Hi there, I am just wondering what the code is to open a new window on the click of a UIButton?
Do you mean you want to have buttons that when pressed take you to a new view?
What is the structure of your app? Will you have a Navigation Bar in oder to get back to the original view?
Hi there, sorry for the lack of information. Sometimes I should just slap myself and get it over with.
Okay so I have a really basic application at the moment that has a tabbar controller, with a couple of entries on it. search and settings each view has a navigation bar on it as I am going to use this to edit a tableview etc, but can also use it for navigation (I think )
search is going to be used to search for an item from a button press and it is the main view for the search tabbar button, I was hoping to load a new window that would have a table view of a list of possible matches to the query that the user could then click to go into say the detail under the same tabbar button.
So what I was hoping for is some direction, possible code example of how to load a new view with a button click under the same tabbar button view? if that makes sense.
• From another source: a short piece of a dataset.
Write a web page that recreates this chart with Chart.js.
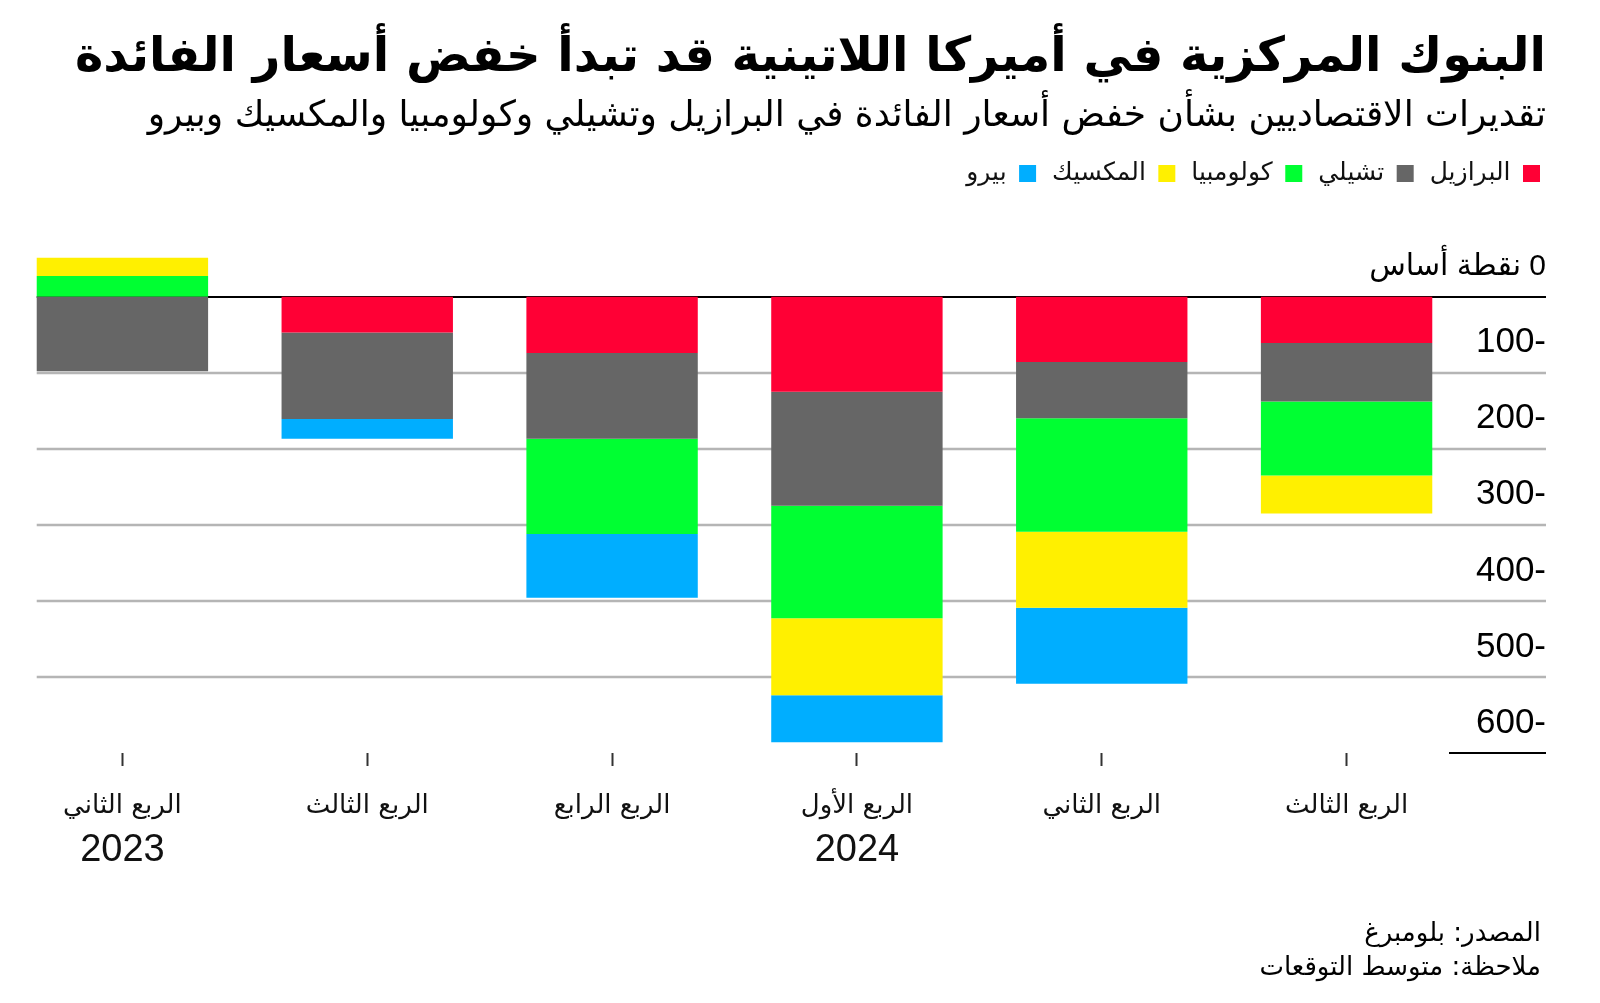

If you have any questions just ask, I have been doing research on this but I just dont seem to know what to actually look up.. as I'm still fairly new to iOS development.
This is serious basic stuff, u should grab a book and read through those, because, asking everything on a forum, and waiting for people to respond, will turn onto u eventually.
The thing is, do u just wonna show u something, or wonna do something with it.
U could just push a controller via a NavigationController, or just add a view, never call them windows, because an app only has one, via the appdelegate.
then use the
could be an UIImage, or another view. But the problem is, u don't know the basics. SO u need to learn those.
Sorry but I don't really understand any of what you said, not because I'm new to Objective-C or anything... just because of the way you structured your sentence and spelt your words.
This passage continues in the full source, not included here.